How then could it have been unreasonable for Agent Smith and Officer Grimyser to proceed on the basis of Anita's consent alone, when that is the clear import of existing Supreme Court and Seventh Circuit law?
DiModica is asking for the evolution and refinement of existing law, to which perhaps he may someday be entitled; however, pursuant to cases such as Matlock, Rodriguez and Fields, federal law does not now prohibit home searches unsupported by consent to search from every person present who has authority over the residence. It is not even clear what would qualify as "present" if such a rule were to be adopted. Suppressing evidence in the instant case would punish police for acting in good faith reliance on consent law as it is generally understood not just by police but also by most courts. Cf. United States v. Rodriguez, 888 F.2d 519, 523 (7th Cir. 1989) (suppressing evidence because of what the police did not then know would inject a random element into Fourth Amendment jurisprudence without serving any of the functions of the exclusionary rule).

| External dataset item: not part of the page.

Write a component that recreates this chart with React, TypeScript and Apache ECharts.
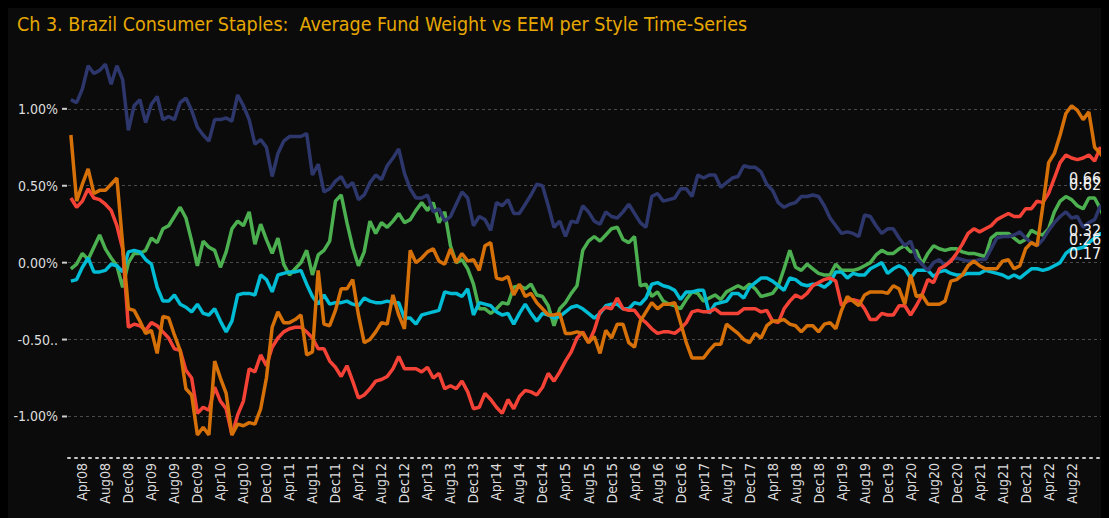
import React, { useEffect, useRef } from 'react';
import * as echarts from 'echarts';

const TITLE = 'Ch 3. Brazil Consumer Staples:  Average Fund Weight vs EEM per Style Time-Series';

// first category month (0-based month index, year)
const START_YEAR = 2008;
const START_MONTH = 1; // Feb
const MONTH_NAMES = ['Jan', 'Feb', 'Mar', 'Apr', 'May', 'Jun', 'Jul', 'Aug', 'Sep', 'Oct', 'Nov', 'Dec'];
const LABEL_MONTHS = ['Apr', 'Aug', 'Dec'];
const LAST_LABEL = 'Aug22';

const navySeries = [
  1.06, 1.04, 1.13, 1.28, 1.23, 1.25, 1.29, 1.16, 1.28, 1.19, 0.86, 1.02, 1.06, 0.91, 1.03, 1.08, 0.93, 0.95, 0.93, 1.04,
  1.07, 0.99, 0.88, 0.83, 0.79, 0.93, 0.93, 0.94, 0.92, 1.09, 1.02, 0.93, 0.77, 0.80, 0.75, 0.56, 0.71, 0.79, 0.82, 0.82, 0.82,
  0.84, 0.57, 0.64, 0.46, 0.48, 0.53, 0.56, 0.49, 0.52, 0.41, 0.44, 0.52, 0.57, 0.54, 0.63, 0.68, 0.74, 0.58,
  0.48, 0.42, 0.42, 0.44, 0.33, 0.35, 0.27, 0.30, 0.38, 0.46, 0.42, 0.24, 0.30, 0.28, 0.21, 0.39, 0.37, 0.41, 0.32, 0.32,
  0.38, 0.44, 0.51, 0.50, 0.37, 0.23, 0.27, 0.17, 0.27, 0.26, 0.37, 0.33, 0.27, 0.25, 0.33, 0.30, 0.29, 0.33, 0.38, 0.32,
  0.26, 0.23, 0.43, 0.45, 0.40, 0.41, 0.42, 0.48, 0.48, 0.43, 0.57, 0.55, 0.57, 0.57, 0.49, 0.52, 0.55, 0.56, 0.63,
  0.62, 0.62, 0.59, 0.51, 0.47, 0.39, 0.36, 0.38, 0.39, 0.43, 0.43, 0.44, 0.43, 0.37, 0.29, 0.24, 0.19, 0.20, 0.19, 0.17,
  0.31, 0.30, 0.24, 0.19, 0.22, 0.22, 0.16, 0.11, 0.14, 0.03, -0.01, -0.05, 0.00, 0.02, -0.02, 0.02, 0.03, 0.02, 0.01, 0.01,
  0.02, 0.02, 0.09, 0.16, 0.17, 0.17, 0.18, 0.20, 0.16, 0.13, 0.11, 0.15, 0.21, 0.26, 0.30, 0.33, 0.29, 0.30, 0.23, 0.26,
  0.28, 0.37, 0.32,
];

const orangeSeries = [
  0.83, 0.40, 0.51, 0.61, 0.45, 0.47, 0.47, 0.51, 0.55, 0.12, -0.30, -0.31, -0.38, -0.46, -0.44, -0.59, -0.35, -0.36, -0.47, -0.57,
  -0.82, -0.86, -1.12, -1.07, -1.12, -0.64, -0.75, -0.85, -1.12, -1.05, -1.06, -1.04, -1.05, -0.95, -0.75, -0.42, -0.32, -0.39, -0.39, -0.37, -0.34,
  -0.60, -0.58, -0.05, -0.40, -0.41, -0.31, -0.17, -0.17, -0.11, -0.34, -0.52, -0.50, -0.45, -0.39, -0.40, -0.21, -0.34, -0.43,
  0.08, 0.00, 0.03, 0.07, 0.09, 0.01, -0.01, 0.09, 0.00, 0.06, 0.01, 0.02, -0.05, 0.11, 0.13, -0.10, -0.11, -0.09, -0.21, -0.14,
  -0.22, -0.20, -0.26, -0.30, -0.34, -0.34, -0.33, -0.46, -0.46, -0.45, -0.46, -0.52, -0.48, -0.59, -0.44, -0.49, -0.40, -0.40, -0.52, -0.55,
  -0.38, -0.32, -0.26, -0.30, -0.27, -0.27, -0.26, -0.39, -0.52, -0.62, -0.62, -0.62, -0.57, -0.53, -0.53, -0.40, -0.43, -0.46, -0.50,
  -0.52, -0.46, -0.49, -0.41, -0.38, -0.38, -0.37, -0.40, -0.41, -0.45, -0.41, -0.41, -0.45, -0.40, -0.39, -0.43, -0.31, -0.22, -0.25, -0.28,
  -0.21, -0.19, -0.19, -0.19, -0.20, -0.15, -0.17, -0.27, -0.08, -0.22, -0.21, -0.27, -0.27, -0.27, -0.25, -0.12, -0.11, -0.08, -0.02, 0.01,
  -0.02, -0.04, -0.04, -0.04, 0.01, 0.02, -0.04, -0.02, 0.09, 0.13, 0.11, 0.37, 0.65, 0.71, 0.83, 0.97, 1.02, 0.99, 0.93, 0.98,
  0.75, 0.71, 0.66,
];

const redSeries = [
  0.42, 0.36, 0.40, 0.48, 0.42, 0.41, 0.38, 0.34, 0.24, 0.09, -0.42, -0.40, -0.41, -0.44, -0.39, -0.41, -0.45, -0.49, -0.56, -0.57,
  -0.70, -0.75, -0.98, -0.94, -0.96, -0.81, -0.90, -0.95, -1.12, -0.99, -0.90, -0.69, -0.71, -0.60, -0.67, -0.55, -0.49, -0.45, -0.43, -0.42, -0.42,
  -0.45, -0.49, -0.56, -0.56, -0.64, -0.68, -0.74, -0.67, -0.77, -0.88, -0.86, -0.82, -0.77, -0.76, -0.74, -0.69, -0.61, -0.69,
  -0.69, -0.69, -0.71, -0.68, -0.75, -0.72, -0.82, -0.80, -0.82, -0.77, -0.84, -0.95, -0.94, -0.85, -0.89, -0.94, -0.98, -0.89, -0.95, -0.87,
  -0.83, -0.84, -0.86, -0.81, -0.72, -0.77, -0.71, -0.64, -0.58, -0.49, -0.45, -0.52, -0.44, -0.32, -0.29, -0.30, -0.23, -0.30, -0.31, -0.31,
  -0.36, -0.39, -0.43, -0.46, -0.45, -0.45, -0.46, -0.43, -0.39, -0.32, -0.31, -0.32, -0.32, -0.30, -0.33, -0.33, -0.33, -0.33, -0.30,
  -0.30, -0.30, -0.32, -0.31, -0.38, -0.39, -0.30, -0.25, -0.21, -0.23, -0.20, -0.15, -0.13, -0.11, -0.10, -0.12, -0.28, -0.25, -0.24, -0.25,
  -0.30, -0.37, -0.37, -0.33, -0.34, -0.34, -0.28, -0.28, -0.34, -0.28, -0.21, -0.11, -0.13, -0.04, -0.02, 0.01, 0.06, 0.12, 0.19, 0.22,
  0.20, 0.22, 0.24, 0.28, 0.30, 0.32, 0.30, 0.30, 0.35, 0.35, 0.40, 0.39, 0.45, 0.55, 0.65, 0.70, 0.68, 0.67, 0.68, 0.70,
  0.66, 0.75, 0.62,
];

const greenSeries = [
  -0.04, -0.01, 0.06, 0.02, 0.10, 0.18, 0.09, 0.03, -0.02, -0.16, 0.00, 0.06, 0.06, 0.08, 0.16, 0.13, 0.22, 0.24, 0.30, 0.36,
  0.29, 0.14, -0.02, 0.14, 0.10, 0.08, -0.03, 0.07, 0.22, 0.27, 0.24, 0.33, 0.12, 0.25, 0.15, 0.06, 0.16, -0.01, -0.08, -0.04, 0.00,
  0.08, -0.08, 0.05, 0.08, 0.14, 0.40, 0.44, 0.26, 0.10, -0.02, 0.07, 0.27, 0.19, 0.26, 0.23, 0.27, 0.32, 0.26,
  0.28, 0.34, 0.39, 0.34, 0.39, 0.26, 0.33, 0.11, 0.00, 0.02, -0.04, -0.14, -0.30, -0.30, -0.33, -0.30, -0.26, -0.27, -0.16, -0.15,
  -0.17, -0.14, -0.21, -0.22, -0.28, -0.41, -0.30, -0.26, -0.20, -0.15, 0.08, 0.14, 0.17, 0.14, 0.18, 0.22, 0.23, 0.15, 0.13, 0.17,
  -0.15, -0.14, -0.22, -0.19, -0.25, -0.27, -0.28, -0.30, -0.24, -0.19, -0.20, -0.25, -0.23, -0.21, -0.24, -0.19, -0.17, -0.15, -0.17,
  -0.14, -0.17, -0.22, -0.21, -0.20, -0.15, -0.04, 0.08, -0.03, -0.05, -0.01, -0.04, -0.07, -0.08, -0.08, -0.01, -0.05, -0.05, -0.05, -0.04,
  -0.02, 0.00, 0.05, 0.08, 0.06, 0.06, 0.09, 0.11, 0.07, 0.08, -0.01, 0.06, 0.11, 0.09, 0.08, 0.09, 0.09, 0.07, 0.06, 0.06,
  0.05, 0.04, 0.16, 0.19, 0.19, 0.19, 0.16, 0.13, 0.15, 0.21, 0.19, 0.18, 0.22, 0.33, 0.40, 0.43, 0.41, 0.37, 0.35, 0.42,
  0.42, 0.35, 0.26,
];

const cyanSeries = [
  -0.12, -0.11, -0.03, 0.03, -0.06, -0.06, -0.05, -0.01, -0.02, -0.06, 0.07, 0.08, 0.07, 0.02, -0.01, -0.16, -0.25, -0.25, -0.21, -0.27,
  -0.29, -0.32, -0.27, -0.33, -0.34, -0.30, -0.38, -0.45, -0.38, -0.21, -0.20, -0.20, -0.21, -0.08, -0.11, -0.19, -0.08, -0.07, -0.06, -0.06, -0.05,
  -0.14, -0.22, -0.27, -0.21, -0.27, -0.26, -0.26, -0.25, -0.27, -0.28, -0.23, -0.25, -0.26, -0.26, -0.25, -0.26, -0.26, -0.36,
  -0.36, -0.40, -0.34, -0.33, -0.32, -0.31, -0.19, -0.20, -0.20, -0.22, -0.17, -0.34, -0.26, -0.27, -0.28, -0.32, -0.34, -0.33, -0.40, -0.33,
  -0.27, -0.33, -0.38, -0.33, -0.34, -0.36, -0.35, -0.32, -0.29, -0.28, -0.30, -0.33, -0.36, -0.33, -0.28, -0.27, -0.27, -0.30, -0.30, -0.26,
  -0.27, -0.23, -0.14, -0.13, -0.15, -0.16, -0.18, -0.24, -0.19, -0.19, -0.18, -0.18, -0.33, -0.27, -0.26, -0.25, -0.20, -0.20, -0.23,
  -0.16, -0.13, -0.10, -0.10, -0.12, -0.15, -0.18, -0.10, -0.11, -0.14, -0.15, -0.14, -0.14, -0.16, -0.13, -0.06, -0.06, -0.10, -0.07, -0.08,
  -0.08, -0.04, -0.02, 0.00, -0.07, -0.04, -0.02, -0.04, -0.10, -0.05, -0.05, -0.05, -0.09, -0.06, -0.05, -0.07, -0.08, -0.08, -0.07, -0.07,
  -0.07, -0.05, -0.06, -0.07, -0.08, -0.10, -0.08, -0.10, -0.07, -0.04, -0.04, -0.05, -0.04, -0.02, 0.00, 0.06, 0.09, 0.09, 0.10, 0.13,
  0.16, 0.19, 0.17,
];

const Y_TICKS = [-1, -0.5, 0, 0.5, 1];

const FONT = '"DejaVu Sans Condensed", "DejaVu Sans", sans-serif';

function buildCategories(n: number): string[] {
  const out: string[] = [];
  for (let i = 0; i < n; i++) {
    const m = (START_MONTH + i) % 12;
    const y = START_YEAR + Math.floor((START_MONTH + i) / 12);
    out.push(MONTH_NAMES[m] + String(y % 100).padStart(2, '0'));
  }
  return out;
}

export default function App() {
  const ref = useRef<HTMLDivElement>(null);
  useEffect(() => {
    document.body.style.background = '#000';
    const chart = echarts.init(ref.current!, null, { renderer: 'svg' });
    const categories = buildCategories(navySeries.length);
    const lastLabelled = categories.indexOf(LAST_LABEL);
    const mk = (name: string, data: number[], color: string) => ({
      name,
      type: 'line',
      data,
      showSymbol: false,
      symbol: 'none',
      lineStyle: { color, width: 3.5 },
      itemStyle: { color },
      endLabel: {
        show: true,
        formatter: (p: any) => Number(p.value).toFixed(2) + '%',
        color: '#f2f2f2',
        fontSize: 16,
        fontFamily: FONT,
        offset: [-45, 17],
      },
      emphasis: { disabled: true },
    });
    chart.setOption({
      animation: false,
      backgroundColor: '#0b0b0b',
      title: {
        text: TITLE,
        left: 4,
        top: 1,
        textStyle: { color: '#e6a700', fontSize: 19.5, fontWeight: 'normal', fontFamily: FONT },
      },
      grid: { left: 60, right: 0, top: 47, bottom: 60, containLabel: false },
      xAxis: {
        type: 'category',
        data: categories,
        boundaryGap: true,
        axisLine: { show: true, onZero: false, lineStyle: { color: '#c8c8c8', width: 2, type: [2, 5] } },
        axisTick: { show: false },
        splitLine: { show: false },
        axisLabel: {
          rotate: 90,
          color: '#dddddd',
          fontSize: 14,
          fontFamily: FONT,
          margin: 5,
          interval: (idx: number, val: string) => LABEL_MONTHS.includes(val.slice(0, 3)) && idx <= lastLabelled,
        },
      },
      yAxis: {
        type: 'value',
        min: -1.27,
        max: 1.35,
        axisLine: { show: false },
        axisTick: { show: false },
        splitLine: {
          show: true,
          showMinLine: false,
          showMaxLine: false,
          lineStyle: { color: '#4a4a4a', width: 1, type: [3, 3] },
        },
        axisLabel: {
          color: '#dddddd',
          fontSize: 14,
          fontFamily: FONT,
          margin: 1,
          customValues: Y_TICKS,
          formatter: (v: number) => {
            const txt = Math.abs(v + 0.5) < 1e-9 ? '-0.50..' : v.toFixed(2) + '%';
            return '{v|' + txt + '}{t| }';
          },
          rich: {
            v: { color: '#dddddd', fontSize: 14, fontFamily: FONT, padding: [0, 4, 0, 0] },
            t: { width: 5, height: 2, backgroundColor: '#cccccc', fontSize: 2, lineHeight: 2 },
          },
        },
      },
      series: [
        mk('Yield', greenSeries, '#4caf50'),
        mk('Value', cyanSeries, '#00bcd4'),
        mk('Growth', navySeries, '#2e376c'),
        mk('GARP', redSeries, '#f44336'),
        mk('Aggressive Growth', orangeSeries, '#d67008'),
      ],
    });
    return () => chart.dispose();
  }, []);
  return <div ref={ref} style={{ width: 1101, height: 510 }} />;
}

Perhaps DiModica is correct that it is time to tighten up the rules on third party consent searches, and perhaps the Supreme Court will do this in State v. Randolph. But as the above-cited cases illustrate, this would be a new rule: both the Supreme Court and the Seventh Circuit now allow searches based on third party consent and they do not require officers also to seek and obtain consent from defendants who are at or near the scene. Therefore, DiModica is not entitled to the relief he seeks.
RECOMMENDATION
Pursuant to 28 U.S.C. § 636(b)(1)(B) and for the reasons stated above, I recommend this court deny defendant Nicholas P. DiModica's motion to suppress evidence.Dear Counsel:
The attached Report and Recommendation has been filed with the court by the United States Magistrate Judge.
The court will delay consideration of the Report in order to give the parties an opportunity to comment on the magistrate judge's recommendations.
In accordance with the provisions set forth in the memorandum of the Clerk of Court for this district which is also enclosed, objections to any portion of the report may be raised by either party on or before August 15, 2005, by filing a memorandum with the court with a copy to opposing counsel.
If no memorandum is received by August 15, 2005, the court will proceed to consider the magistrate judge's Report and Recommendation.